Up to and including the line with "const baseline = baselineSize.map((size)", return every line from the start of the entries below exactly.

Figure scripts
·····

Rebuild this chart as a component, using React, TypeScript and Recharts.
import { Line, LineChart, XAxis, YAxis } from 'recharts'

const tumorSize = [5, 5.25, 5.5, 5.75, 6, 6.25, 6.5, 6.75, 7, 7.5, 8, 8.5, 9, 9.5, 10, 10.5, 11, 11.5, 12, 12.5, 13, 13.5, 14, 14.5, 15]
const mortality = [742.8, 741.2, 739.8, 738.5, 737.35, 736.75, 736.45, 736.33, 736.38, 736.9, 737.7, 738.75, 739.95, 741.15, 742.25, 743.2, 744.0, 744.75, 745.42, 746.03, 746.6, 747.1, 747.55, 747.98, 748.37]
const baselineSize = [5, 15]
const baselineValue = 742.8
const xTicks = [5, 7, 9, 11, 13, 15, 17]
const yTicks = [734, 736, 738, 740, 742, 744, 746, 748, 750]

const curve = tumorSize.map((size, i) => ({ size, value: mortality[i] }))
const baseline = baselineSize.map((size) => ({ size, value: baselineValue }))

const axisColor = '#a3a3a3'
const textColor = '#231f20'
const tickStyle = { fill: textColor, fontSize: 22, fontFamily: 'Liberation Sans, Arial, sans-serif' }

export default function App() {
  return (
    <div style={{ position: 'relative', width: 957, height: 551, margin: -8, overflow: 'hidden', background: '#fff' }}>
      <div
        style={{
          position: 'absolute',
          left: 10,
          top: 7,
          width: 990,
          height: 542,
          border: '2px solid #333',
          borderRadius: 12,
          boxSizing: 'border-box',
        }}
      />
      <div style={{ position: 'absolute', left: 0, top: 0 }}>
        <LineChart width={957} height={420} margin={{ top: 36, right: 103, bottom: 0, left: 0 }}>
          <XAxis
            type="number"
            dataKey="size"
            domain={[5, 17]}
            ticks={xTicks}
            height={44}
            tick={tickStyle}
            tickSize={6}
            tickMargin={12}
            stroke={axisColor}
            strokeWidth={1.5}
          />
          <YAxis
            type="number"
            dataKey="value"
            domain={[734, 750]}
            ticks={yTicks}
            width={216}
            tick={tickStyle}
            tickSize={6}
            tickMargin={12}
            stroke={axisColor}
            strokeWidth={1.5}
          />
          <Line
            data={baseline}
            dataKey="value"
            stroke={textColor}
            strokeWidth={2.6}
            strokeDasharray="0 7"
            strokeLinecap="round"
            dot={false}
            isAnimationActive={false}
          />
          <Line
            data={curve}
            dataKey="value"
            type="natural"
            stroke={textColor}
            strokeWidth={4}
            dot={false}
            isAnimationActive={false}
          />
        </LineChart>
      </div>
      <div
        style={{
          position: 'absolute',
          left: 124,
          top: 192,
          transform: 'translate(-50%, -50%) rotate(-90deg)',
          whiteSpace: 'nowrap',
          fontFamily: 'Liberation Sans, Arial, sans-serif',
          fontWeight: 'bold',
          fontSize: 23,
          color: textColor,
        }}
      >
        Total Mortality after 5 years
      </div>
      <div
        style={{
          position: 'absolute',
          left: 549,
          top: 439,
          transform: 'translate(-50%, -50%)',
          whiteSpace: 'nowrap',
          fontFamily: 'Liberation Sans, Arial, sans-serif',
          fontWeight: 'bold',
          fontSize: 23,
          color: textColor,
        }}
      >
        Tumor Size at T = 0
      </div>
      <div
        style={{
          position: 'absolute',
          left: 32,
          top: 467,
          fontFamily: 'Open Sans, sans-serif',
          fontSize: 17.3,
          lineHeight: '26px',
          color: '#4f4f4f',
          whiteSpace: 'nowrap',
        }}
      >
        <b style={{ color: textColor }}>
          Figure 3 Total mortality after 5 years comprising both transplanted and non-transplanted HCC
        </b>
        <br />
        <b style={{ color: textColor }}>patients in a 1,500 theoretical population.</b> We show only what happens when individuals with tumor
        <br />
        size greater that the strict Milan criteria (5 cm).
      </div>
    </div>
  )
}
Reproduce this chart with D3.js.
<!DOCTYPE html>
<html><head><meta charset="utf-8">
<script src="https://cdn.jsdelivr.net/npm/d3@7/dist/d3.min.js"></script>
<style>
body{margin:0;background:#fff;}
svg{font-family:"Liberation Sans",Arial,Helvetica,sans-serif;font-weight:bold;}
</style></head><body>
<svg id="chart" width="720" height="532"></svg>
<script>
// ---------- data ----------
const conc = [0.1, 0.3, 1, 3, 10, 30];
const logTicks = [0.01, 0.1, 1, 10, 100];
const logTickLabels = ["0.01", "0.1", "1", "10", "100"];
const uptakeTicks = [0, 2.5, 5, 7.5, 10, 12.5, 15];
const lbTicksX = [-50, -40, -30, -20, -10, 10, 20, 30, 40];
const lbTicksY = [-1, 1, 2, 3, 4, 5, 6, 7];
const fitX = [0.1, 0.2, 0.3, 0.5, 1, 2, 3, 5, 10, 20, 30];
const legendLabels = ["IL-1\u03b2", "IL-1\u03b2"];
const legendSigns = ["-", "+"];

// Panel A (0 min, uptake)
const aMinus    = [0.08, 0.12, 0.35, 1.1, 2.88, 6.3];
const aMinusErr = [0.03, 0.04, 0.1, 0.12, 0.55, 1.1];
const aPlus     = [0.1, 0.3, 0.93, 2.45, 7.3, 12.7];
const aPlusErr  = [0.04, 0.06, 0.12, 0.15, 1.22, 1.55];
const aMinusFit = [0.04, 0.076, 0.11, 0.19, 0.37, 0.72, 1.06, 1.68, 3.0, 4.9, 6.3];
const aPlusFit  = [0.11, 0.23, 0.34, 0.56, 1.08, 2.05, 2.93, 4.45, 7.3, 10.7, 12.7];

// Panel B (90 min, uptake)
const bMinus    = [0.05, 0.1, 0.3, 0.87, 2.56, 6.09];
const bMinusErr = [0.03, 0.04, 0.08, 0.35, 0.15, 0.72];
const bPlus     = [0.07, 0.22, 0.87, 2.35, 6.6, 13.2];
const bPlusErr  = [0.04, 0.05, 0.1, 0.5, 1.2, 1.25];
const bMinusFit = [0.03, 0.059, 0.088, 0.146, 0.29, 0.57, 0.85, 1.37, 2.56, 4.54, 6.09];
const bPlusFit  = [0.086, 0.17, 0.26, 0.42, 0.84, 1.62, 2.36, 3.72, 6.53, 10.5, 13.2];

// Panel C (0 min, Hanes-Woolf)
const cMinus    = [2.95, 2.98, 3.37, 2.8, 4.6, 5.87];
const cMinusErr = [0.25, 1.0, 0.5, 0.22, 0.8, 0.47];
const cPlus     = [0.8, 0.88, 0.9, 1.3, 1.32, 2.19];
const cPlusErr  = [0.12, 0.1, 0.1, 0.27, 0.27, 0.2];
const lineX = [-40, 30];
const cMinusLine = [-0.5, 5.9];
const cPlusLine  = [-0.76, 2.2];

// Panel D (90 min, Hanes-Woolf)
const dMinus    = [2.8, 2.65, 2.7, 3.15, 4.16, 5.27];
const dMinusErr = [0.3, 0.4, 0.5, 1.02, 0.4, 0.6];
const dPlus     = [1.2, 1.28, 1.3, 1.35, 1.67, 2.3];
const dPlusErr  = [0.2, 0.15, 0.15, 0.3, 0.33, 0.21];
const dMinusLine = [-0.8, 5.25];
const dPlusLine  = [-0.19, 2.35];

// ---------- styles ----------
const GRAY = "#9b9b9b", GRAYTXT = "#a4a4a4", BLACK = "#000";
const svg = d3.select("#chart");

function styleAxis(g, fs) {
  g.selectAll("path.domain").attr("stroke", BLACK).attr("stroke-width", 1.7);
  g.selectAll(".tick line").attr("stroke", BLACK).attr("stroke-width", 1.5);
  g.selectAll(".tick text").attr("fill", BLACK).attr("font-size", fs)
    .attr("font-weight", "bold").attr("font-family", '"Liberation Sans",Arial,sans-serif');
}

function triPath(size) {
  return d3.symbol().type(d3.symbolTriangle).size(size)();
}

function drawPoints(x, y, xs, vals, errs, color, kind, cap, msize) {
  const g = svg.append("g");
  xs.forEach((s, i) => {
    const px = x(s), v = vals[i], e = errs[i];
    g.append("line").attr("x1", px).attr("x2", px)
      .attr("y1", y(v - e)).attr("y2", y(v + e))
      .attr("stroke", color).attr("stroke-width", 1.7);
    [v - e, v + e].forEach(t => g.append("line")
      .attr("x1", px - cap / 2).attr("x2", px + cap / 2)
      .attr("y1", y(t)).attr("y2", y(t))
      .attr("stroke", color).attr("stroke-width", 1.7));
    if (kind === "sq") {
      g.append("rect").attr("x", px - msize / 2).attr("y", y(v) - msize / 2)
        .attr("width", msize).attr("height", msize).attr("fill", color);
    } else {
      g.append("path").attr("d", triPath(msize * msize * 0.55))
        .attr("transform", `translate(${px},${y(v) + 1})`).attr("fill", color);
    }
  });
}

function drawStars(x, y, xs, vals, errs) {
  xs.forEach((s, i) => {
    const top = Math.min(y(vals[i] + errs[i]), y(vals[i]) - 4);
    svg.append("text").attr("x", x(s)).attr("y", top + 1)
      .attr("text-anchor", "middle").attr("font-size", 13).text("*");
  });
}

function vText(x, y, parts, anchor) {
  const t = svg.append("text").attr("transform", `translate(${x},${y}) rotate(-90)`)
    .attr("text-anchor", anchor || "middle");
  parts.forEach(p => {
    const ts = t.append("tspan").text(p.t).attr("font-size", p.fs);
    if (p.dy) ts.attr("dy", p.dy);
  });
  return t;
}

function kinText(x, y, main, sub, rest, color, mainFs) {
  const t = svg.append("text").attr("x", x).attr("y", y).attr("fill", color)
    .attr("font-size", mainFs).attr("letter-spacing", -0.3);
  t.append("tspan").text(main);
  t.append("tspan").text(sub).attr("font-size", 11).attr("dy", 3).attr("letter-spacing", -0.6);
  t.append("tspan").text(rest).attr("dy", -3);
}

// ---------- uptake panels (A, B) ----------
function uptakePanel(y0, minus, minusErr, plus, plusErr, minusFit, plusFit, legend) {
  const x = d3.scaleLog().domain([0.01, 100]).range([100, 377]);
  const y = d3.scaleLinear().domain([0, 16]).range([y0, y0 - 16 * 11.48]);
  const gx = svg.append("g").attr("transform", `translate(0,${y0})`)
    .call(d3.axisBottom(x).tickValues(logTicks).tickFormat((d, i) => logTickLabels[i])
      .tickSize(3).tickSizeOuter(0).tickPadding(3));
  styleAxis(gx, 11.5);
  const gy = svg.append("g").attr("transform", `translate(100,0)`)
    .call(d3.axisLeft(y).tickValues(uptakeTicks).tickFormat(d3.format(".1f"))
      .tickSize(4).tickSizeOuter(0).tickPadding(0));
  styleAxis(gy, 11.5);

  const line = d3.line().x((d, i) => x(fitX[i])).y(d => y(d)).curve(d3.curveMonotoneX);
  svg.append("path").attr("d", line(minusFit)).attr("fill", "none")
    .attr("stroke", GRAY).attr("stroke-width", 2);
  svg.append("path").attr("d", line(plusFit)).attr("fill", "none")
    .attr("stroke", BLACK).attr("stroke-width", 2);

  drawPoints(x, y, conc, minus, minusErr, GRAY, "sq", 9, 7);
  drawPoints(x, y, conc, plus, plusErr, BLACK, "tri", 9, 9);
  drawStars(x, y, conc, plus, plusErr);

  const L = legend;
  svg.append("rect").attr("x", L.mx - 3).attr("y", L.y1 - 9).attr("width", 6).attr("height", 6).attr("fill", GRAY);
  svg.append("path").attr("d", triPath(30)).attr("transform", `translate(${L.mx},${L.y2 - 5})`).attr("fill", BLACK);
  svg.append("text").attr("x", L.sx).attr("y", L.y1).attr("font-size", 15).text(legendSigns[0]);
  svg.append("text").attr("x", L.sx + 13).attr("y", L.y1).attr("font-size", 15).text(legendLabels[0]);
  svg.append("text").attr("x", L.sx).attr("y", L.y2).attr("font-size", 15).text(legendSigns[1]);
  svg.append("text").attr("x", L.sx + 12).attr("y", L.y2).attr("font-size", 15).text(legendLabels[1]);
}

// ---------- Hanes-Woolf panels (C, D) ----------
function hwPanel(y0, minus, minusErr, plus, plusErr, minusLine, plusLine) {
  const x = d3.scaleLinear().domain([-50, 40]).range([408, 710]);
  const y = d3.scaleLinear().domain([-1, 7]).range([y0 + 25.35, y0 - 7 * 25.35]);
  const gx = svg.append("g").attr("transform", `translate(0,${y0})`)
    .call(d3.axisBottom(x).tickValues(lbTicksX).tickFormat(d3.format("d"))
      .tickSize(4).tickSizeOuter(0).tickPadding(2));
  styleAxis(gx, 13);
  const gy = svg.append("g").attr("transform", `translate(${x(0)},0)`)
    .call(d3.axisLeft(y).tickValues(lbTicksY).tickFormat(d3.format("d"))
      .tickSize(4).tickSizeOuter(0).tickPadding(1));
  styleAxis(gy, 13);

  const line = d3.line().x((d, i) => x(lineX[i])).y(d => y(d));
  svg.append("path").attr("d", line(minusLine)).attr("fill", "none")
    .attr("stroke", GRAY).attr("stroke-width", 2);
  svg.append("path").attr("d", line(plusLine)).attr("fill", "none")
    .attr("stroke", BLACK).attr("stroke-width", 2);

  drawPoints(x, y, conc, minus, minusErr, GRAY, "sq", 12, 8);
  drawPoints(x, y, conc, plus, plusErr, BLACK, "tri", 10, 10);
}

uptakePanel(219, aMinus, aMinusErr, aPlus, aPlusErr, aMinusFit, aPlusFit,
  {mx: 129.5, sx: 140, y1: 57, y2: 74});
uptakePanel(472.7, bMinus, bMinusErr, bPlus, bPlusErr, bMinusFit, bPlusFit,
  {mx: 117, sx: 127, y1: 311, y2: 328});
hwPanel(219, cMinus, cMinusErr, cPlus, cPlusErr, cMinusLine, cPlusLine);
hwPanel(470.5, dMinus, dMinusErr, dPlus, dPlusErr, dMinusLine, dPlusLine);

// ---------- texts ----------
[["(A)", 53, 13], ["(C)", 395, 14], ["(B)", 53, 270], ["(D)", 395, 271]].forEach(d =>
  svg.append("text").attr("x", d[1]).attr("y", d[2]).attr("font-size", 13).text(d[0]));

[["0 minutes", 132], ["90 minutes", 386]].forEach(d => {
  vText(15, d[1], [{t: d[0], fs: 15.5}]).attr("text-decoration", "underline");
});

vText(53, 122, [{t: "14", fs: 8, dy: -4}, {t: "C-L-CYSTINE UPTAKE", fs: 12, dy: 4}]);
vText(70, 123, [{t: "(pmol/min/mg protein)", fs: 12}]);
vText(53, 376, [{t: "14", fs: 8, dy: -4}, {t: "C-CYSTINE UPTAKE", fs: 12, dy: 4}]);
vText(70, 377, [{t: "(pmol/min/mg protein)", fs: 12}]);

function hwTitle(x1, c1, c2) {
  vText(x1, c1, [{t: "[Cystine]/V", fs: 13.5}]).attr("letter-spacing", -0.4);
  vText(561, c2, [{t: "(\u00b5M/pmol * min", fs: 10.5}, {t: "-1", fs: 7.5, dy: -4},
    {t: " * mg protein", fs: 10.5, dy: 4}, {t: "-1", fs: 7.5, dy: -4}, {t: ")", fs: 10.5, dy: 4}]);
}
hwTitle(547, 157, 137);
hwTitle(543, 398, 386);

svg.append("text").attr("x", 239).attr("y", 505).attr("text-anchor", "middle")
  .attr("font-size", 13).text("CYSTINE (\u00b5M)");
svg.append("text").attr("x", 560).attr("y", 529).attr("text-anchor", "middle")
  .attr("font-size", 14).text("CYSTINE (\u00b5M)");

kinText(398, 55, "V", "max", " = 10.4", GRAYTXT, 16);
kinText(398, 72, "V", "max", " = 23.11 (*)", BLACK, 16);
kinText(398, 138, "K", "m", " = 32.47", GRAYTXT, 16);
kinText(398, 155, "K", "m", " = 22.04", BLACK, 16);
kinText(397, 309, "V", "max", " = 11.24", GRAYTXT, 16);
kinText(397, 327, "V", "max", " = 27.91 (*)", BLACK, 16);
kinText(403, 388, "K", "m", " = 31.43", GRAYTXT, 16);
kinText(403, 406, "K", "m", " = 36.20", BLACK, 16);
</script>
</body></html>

·····

__REPLY TO THE TASK__:
Rebuild this chart as a component, using React, TypeScript and Recharts.
import { Line, LineChart, XAxis, YAxis } from 'recharts'

const tumorSize = [5, 5.25, 5.5, 5.75, 6, 6.25, 6.5, 6.75, 7, 7.5, 8, 8.5, 9, 9.5, 10, 10.5, 11, 11.5, 12, 12.5, 13, 13.5, 14, 14.5, 15]
const mortality = [742.8, 741.2, 739.8, 738.5, 737.35, 736.75, 736.45, 736.33, 736.38, 736.9, 737.7, 738.75, 739.95, 741.15, 742.25, 743.2, 744.0, 744.75, 745.42, 746.03, 746.6, 747.1, 747.55, 747.98, 748.37]
const baselineSize = [5, 15]
const baselineValue = 742.8
const xTicks = [5, 7, 9, 11, 13, 15, 17]
const yTicks = [734, 736, 738, 740, 742, 744, 746, 748, 750]

const curve = tumorSize.map((size, i) => ({ size, value: mortality[i] }))
const baseline = baselineSize.map((size) => ({ size, value: baselineValue }))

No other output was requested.